§ PROBLEM TO SOLVE
Return all the data below as it stands, minus the pictures.

== COLLECTED MATERIAL ==

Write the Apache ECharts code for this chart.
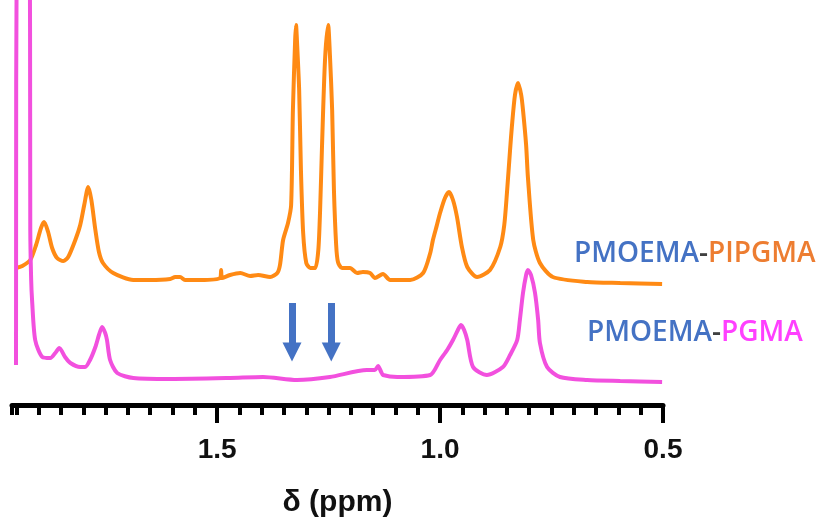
<!DOCTYPE html>
<html>
<head>
<meta charset="utf-8">
<script src="https://cdn.jsdelivr.net/npm/echarts@6.0.0/dist/echarts.min.js"></script>
<style>
  html, body { margin: 0; padding: 0; background: #fff; }
  #chart-container { width: 826px; height: 520px; }
</style>
</head>
<body>
<div id="chart-container"></div>
<script>
// chemical shift (ppm) and intensity (arbitrary units)
var orangePpm = [1.951, 1.937, 1.919, 1.906, 1.895, 1.888, 1.879, 1.870, 1.859, 1.845, 1.834, 1.818, 1.807, 1.798, 1.789, 1.782, 1.773, 1.765, 1.756, 1.733, 1.688, 1.650, 1.605, 1.594, 1.583, 1.572, 1.538, 1.493, 1.491, 1.489, 1.471, 1.448, 1.426, 1.408, 1.381, 1.365, 1.359, 1.352, 1.341, 1.334, 1.330, 1.325, 1.323, 1.321, 1.316, 1.312, 1.307, 1.300, 1.291, 1.280, 1.273, 1.269, 1.265, 1.258, 1.251, 1.247, 1.242, 1.238, 1.233, 1.229, 1.220, 1.202, 1.186, 1.173, 1.157, 1.146, 1.128, 1.112, 1.067, 1.038, 1.022, 1.016, 1.007, 1.000, 0.989, 0.980, 0.971, 0.962, 0.951, 0.939, 0.917, 0.888, 0.865, 0.856, 0.850, 0.843, 0.839, 0.832, 0.825, 0.818, 0.814, 0.807, 0.803, 0.791, 0.776, 0.747, 0.670, 0.596, 0.502];
var orangeInt = [137, 139, 145, 160, 177, 183, 173, 157, 147, 144, 148, 165, 180, 200, 218, 205, 175, 153, 142, 132, 125, 125, 126, 128, 128, 125, 125, 127, 135, 127, 130, 132, 129, 130, 128, 132, 140, 165, 182, 200, 295, 365, 380, 365, 315, 235, 172, 142, 137, 137, 155, 195, 255, 345, 380, 350, 295, 215, 160, 143, 137, 137, 132, 133, 132, 127, 131, 125, 125, 132, 152, 165, 180, 192, 207, 213, 205, 188, 158, 138, 128, 135, 158, 180, 212, 255, 278, 310, 322, 310, 295, 260, 228, 165, 142, 128, 123, 122, 121];

var pinkPpm = [1.951, 1.948, 1.921, 1.919, 1.917, 1.915, 1.908, 1.892, 1.874, 1.863, 1.854, 1.841, 1.829, 1.807, 1.796, 1.785, 1.773, 1.765, 1.758, 1.751, 1.747, 1.740, 1.724, 1.688, 1.605, 1.471, 1.397, 1.321, 1.247, 1.164, 1.146, 1.139, 1.132, 1.128, 1.096, 1.022, 1.000, 0.984, 0.971, 0.960, 0.953, 0.946, 0.939, 0.926, 0.895, 0.859, 0.843, 0.827, 0.821, 0.814, 0.807, 0.803, 0.796, 0.787, 0.780, 0.776, 0.760, 0.731, 0.670, 0.596, 0.502];
var pinkInt = [40, 605, 605, 175, 125, 105, 65, 48, 47, 52, 57, 48, 42, 38, 38, 45, 58, 70, 78, 72, 65, 45, 32, 27, 26, 27, 28, 25, 28, 35, 35, 39, 33, 30, 28, 30, 45, 55, 65, 75, 80, 75, 65, 38, 30, 38, 50, 65, 85, 112, 130, 135, 130, 112, 85, 62, 38, 28, 25, 24, 23];

var majorTicks = [0.5, 1.0, 1.5];
var arrowPpm = [1.332, 1.244];
var arrowFrom = 102;
var arrowTo = 53;

var axisMin = 0.5;
var axisMax = 1.96;

function pairs(xs, ys) {
  return xs.map(function (x, i) { return [x, ys[i]]; });
}

var dom = document.getElementById("chart-container");
var myChart = echarts.init(dom, null, { renderer: "canvas" });
var option;

var labelFont = "600 28px 'Open Sans'";

option = {
  animation: false,
  backgroundColor: "#fff",
  grid: { left: 12, right: 163, top: 0, bottom: 115, outerBoundsMode: "none" },
  xAxis: [
    {
      type: "value",
      position: "bottom",
      inverse: true,
      min: axisMin,
      max: axisMax,
      interval: 0.5,
      name: "δ (ppm)",
      nameLocation: "middle",
      nameGap: 83,
      nameTextStyle: { fontFamily: "Liberation Sans", fontWeight: "bold", fontSize: 30, color: "#111" },
      axisLine: { show: true, lineStyle: { color: "#000", width: 5 } },
      axisTick: { show: true, customValues: majorTicks, length: 18, lineStyle: { color: "#000", width: 4 } },
      axisLabel: {
        customValues: majorTicks,
        margin: 31,
        fontFamily: "Liberation Sans",
        fontWeight: "bold",
        fontSize: 28,
        color: "#111",
        formatter: function (v) { return v.toFixed(1); }
      },
      splitLine: { show: false }
    },
    {
      type: "value",
      position: "bottom",
      inverse: true,
      min: axisMin,
      max: axisMax,
      interval: 0.05,
      axisLine: { show: false },
      axisTick: { show: true, length: 10, lineStyle: { color: "#000", width: 4 } },
      axisLabel: { show: false },
      splitLine: { show: false }
    }
  ],
  yAxis: {
    type: "value",
    min: 0,
    max: 405,
    show: false,
    splitLine: { show: false }
  },
  graphic: [
    {
      type: "text",
      left: 574,
      top: 240,
      style: {
        text: "{b|PMOEMA}{d|-}{o|PIPGMA}",
        rich: {
          b: { fill: "#4472C4", font: labelFont, lineHeight: 32 },
          d: { fill: "#404040", font: labelFont, lineHeight: 32 },
          o: { fill: "#ED7D31", font: labelFont, lineHeight: 32 }
        }
      }
    },
    {
      type: "text",
      left: 587,
      top: 319,
      style: {
        text: "{b|PMOEMA}{d|-}{p|PGMA}",
        rich: {
          b: { fill: "#4472C4", font: labelFont, lineHeight: 32 },
          d: { fill: "#404040", font: labelFont, lineHeight: 32 },
          p: { fill: "#FF40FF", font: labelFont, lineHeight: 32 }
        }
      }
    }
  ],
  series: [
    {
      name: "PMOEMA-PIPGMA",
      type: "line",
      data: pairs(orangePpm, orangeInt),
      showSymbol: false,
      symbol: "none",
      smooth: 0.25,
      lineStyle: { color: "#FF8A14", width: 4 }
    },
    {
      name: "PMOEMA-PGMA",
      type: "line",
      data: pairs(pinkPpm, pinkInt),
      showSymbol: false,
      symbol: "none",
      smooth: 0.25,
      lineStyle: { color: "#F250DE", width: 4 },
      markLine: {
        silent: true,
        symbol: ["none", "triangle"],
        symbolSize: [19, 19],
        label: { show: false },
        lineStyle: { color: "#4472C4", width: 7, type: "solid" },
        data: arrowPpm.map(function (p) {
          return [{ coord: [p, arrowFrom] }, { coord: [p, arrowTo] }];
        })
      }
    }
  ]
};

if (option && typeof option === "object") {
  myChart.setOption(option);
}

window.addEventListener("resize", myChart.resize);
</script>
</body>
</html>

===

§ TASK OUTPUT
Write the Apache ECharts code for this chart.
<!DOCTYPE html>
<html>
<head>
<meta charset="utf-8">
<script src="https://cdn.jsdelivr.net/npm/echarts@6.0.0/dist/echarts.min.js"></script>
<style>
  html, body { margin: 0; padding: 0; background: #fff; }
  #chart-container { width: 826px; height: 520px; }
</style>
</head>
<body>
<div id="chart-container"></div>
<script>
// chemical shift (ppm) and intensity (arbitrary units)
var orangePpm = [1.951, 1.937, 1.919, 1.906, 1.895, 1.888, 1.879, 1.870, 1.859, 1.845, 1.834, 1.818, 1.807, 1.798, 1.789, 1.782, 1.773, 1.765, 1.756, 1.733, 1.688, 1.650, 1.605, 1.594, 1.583, 1.572, 1.538, 1.493, 1.491, 1.489, 1.471, 1.448, 1.426, 1.408, 1.381, 1.365, 1.359, 1.352, 1.341, 1.334, 1.330, 1.325, 1.323, 1.321, 1.316, 1.312, 1.307, 1.300, 1.291, 1.280, 1.273, 1.269, 1.265, 1.258, 1.251, 1.247, 1.242, 1.238, 1.233, 1.229, 1.220, 1.202, 1.186, 1.173, 1.157, 1.146, 1.128, 1.112, 1.067, 1.038, 1.022, 1.016, 1.007, 1.000, 0.989, 0.980, 0.971, 0.962, 0.951, 0.939, 0.917, 0.888, 0.865, 0.856, 0.850, 0.843, 0.839, 0.832, 0.825, 0.818, 0.814, 0.807, 0.803, 0.791, 0.776, 0.747, 0.670, 0.596, 0.502];
var orangeInt = [137, 139, 145, 160, 177, 183, 173, 157, 147, 144, 148, 165, 180, 200, 218, 205, 175, 153, 142, 132, 125, 125, 126, 128, 128, 125, 125, 127, 135, 127, 130, 132, 129, 130, 128, 132, 140, 165, 182, 200, 295, 365, 380, 365, 315, 235, 172, 142, 137, 137, 155, 195, 255, 345, 380, 350, 295, 215, 160, 143, 137, 137, 132, 133, 132, 127, 131, 125, 125, 132, 152, 165, 180, 192, 207, 213, 205, 188, 158, 138, 128, 135, 158, 180, 212, 255, 278, 310, 322, 310, 295, 260, 228, 165, 142, 128, 123, 122, 121];

var pinkPpm = [1.951, 1.948, 1.921, 1.919, 1.917, 1.915, 1.908, 1.892, 1.874, 1.863, 1.854, 1.841, 1.829, 1.807, 1.796, 1.785, 1.773, 1.765, 1.758, 1.751, 1.747, 1.740, 1.724, 1.688, 1.605, 1.471, 1.397, 1.321, 1.247, 1.164, 1.146, 1.139, 1.132, 1.128, 1.096, 1.022, 1.000, 0.984, 0.971, 0.960, 0.953, 0.946, 0.939, 0.926, 0.895, 0.859, 0.843, 0.827, 0.821, 0.814, 0.807, 0.803, 0.796, 0.787, 0.780, 0.776, 0.760, 0.731, 0.670, 0.596, 0.502];
var pinkInt = [40, 605, 605, 175, 125, 105, 65, 48, 47, 52, 57, 48, 42, 38, 38, 45, 58, 70, 78, 72, 65, 45, 32, 27, 26, 27, 28, 25, 28, 35, 35, 39, 33, 30, 28, 30, 45, 55, 65, 75, 80, 75, 65, 38, 30, 38, 50, 65, 85, 112, 130, 135, 130, 112, 85, 62, 38, 28, 25, 24, 23];

var majorTicks = [0.5, 1.0, 1.5];
var arrowPpm = [1.332, 1.244];
var arrowFrom = 102;
var arrowTo = 53;

var axisMin = 0.5;
var axisMax = 1.96;

function pairs(xs, ys) {
  return xs.map(function (x, i) { return [x, ys[i]]; });
}

var dom = document.getElementById("chart-container");
var myChart = echarts.init(dom, null, { renderer: "canvas" });
var option;

var labelFont = "600 28px 'Open Sans'";

option = {
  animation: false,
  backgroundColor: "#fff",
  grid: { left: 12, right: 163, top: 0, bottom: 115, outerBoundsMode: "none" },
  xAxis: [
    {
      type: "value",
      position: "bottom",
      inverse: true,
      min: axisMin,
      max: axisMax,
      interval: 0.5,
      name: "δ (ppm)",
      nameLocation: "middle",
      nameGap: 83,
      nameTextStyle: { fontFamily: "Liberation Sans", fontWeight: "bold", fontSize: 30, color: "#111" },
      axisLine: { show: true, lineStyle: { color: "#000", width: 5 } },
      axisTick: { show: true, customValues: majorTicks, length: 18, lineStyle: { color: "#000", width: 4 } },
      axisLabel: {
        customValues: majorTicks,
        margin: 31,
        fontFamily: "Liberation Sans",
        fontWeight: "bold",
        fontSize: 28,
        color: "#111",
        formatter: function (v) { return v.toFixed(1); }
      },
      splitLine: { show: false }
    },
    {
      type: "value",
      position: "bottom",
      inverse: true,
      min: axisMin,
      max: axisMax,
      interval: 0.05,
      axisLine: { show: false },
      axisTick: { show: true, length: 10, lineStyle: { color: "#000", width: 4 } },
      axisLabel: { show: false },
      splitLine: { show: false }
    }
  ],
  yAxis: {
    type: "value",
    min: 0,
    max: 405,
    show: false,
    splitLine: { show: false }
  },
  graphic: [
    {
      type: "text",
      left: 574,
      top: 240,
      style: {
        text: "{b|PMOEMA}{d|-}{o|PIPGMA}",
        rich: {
          b: { fill: "#4472C4", font: labelFont, lineHeight: 32 },
          d: { fill: "#404040", font: labelFont, lineHeight: 32 },
          o: { fill: "#ED7D31", font: labelFont, lineHeight: 32 }
        }
      }
    },
    {
      type: "text",
      left: 587,
      top: 319,
      style: {
        text: "{b|PMOEMA}{d|-}{p|PGMA}",
        rich: {
          b: { fill: "#4472C4", font: labelFont, lineHeight: 32 },
          d: { fill: "#404040", font: labelFont, lineHeight: 32 },
          p: { fill: "#FF40FF", font: labelFont, lineHeight: 32 }
        }
      }
    }
  ],
  series: [
    {
      name: "PMOEMA-PIPGMA",
      type: "line",
      data: pairs(orangePpm, orangeInt),
      showSymbol: false,
      symbol: "none",
      smooth: 0.25,
      lineStyle: { color: "#FF8A14", width: 4 }
    },
    {
      name: "PMOEMA-PGMA",
      type: "line",
      data: pairs(pinkPpm, pinkInt),
      showSymbol: false,
      symbol: "none",
      smooth: 0.25,
      lineStyle: { color: "#F250DE", width: 4 },
      markLine: {
        silent: true,
        symbol: ["none", "triangle"],
        symbolSize: [19, 19],
        label: { show: false },
        lineStyle: { color: "#4472C4", width: 7, type: "solid" },
        data: arrowPpm.map(function (p) {
          return [{ coord: [p, arrowFrom] }, { coord: [p, arrowTo] }];
        })
      }
    }
  ]
};

if (option && typeof option === "object") {
  myChart.setOption(option);
}

window.addEventListener("resize", myChart.resize);
</script>
</body>
</html>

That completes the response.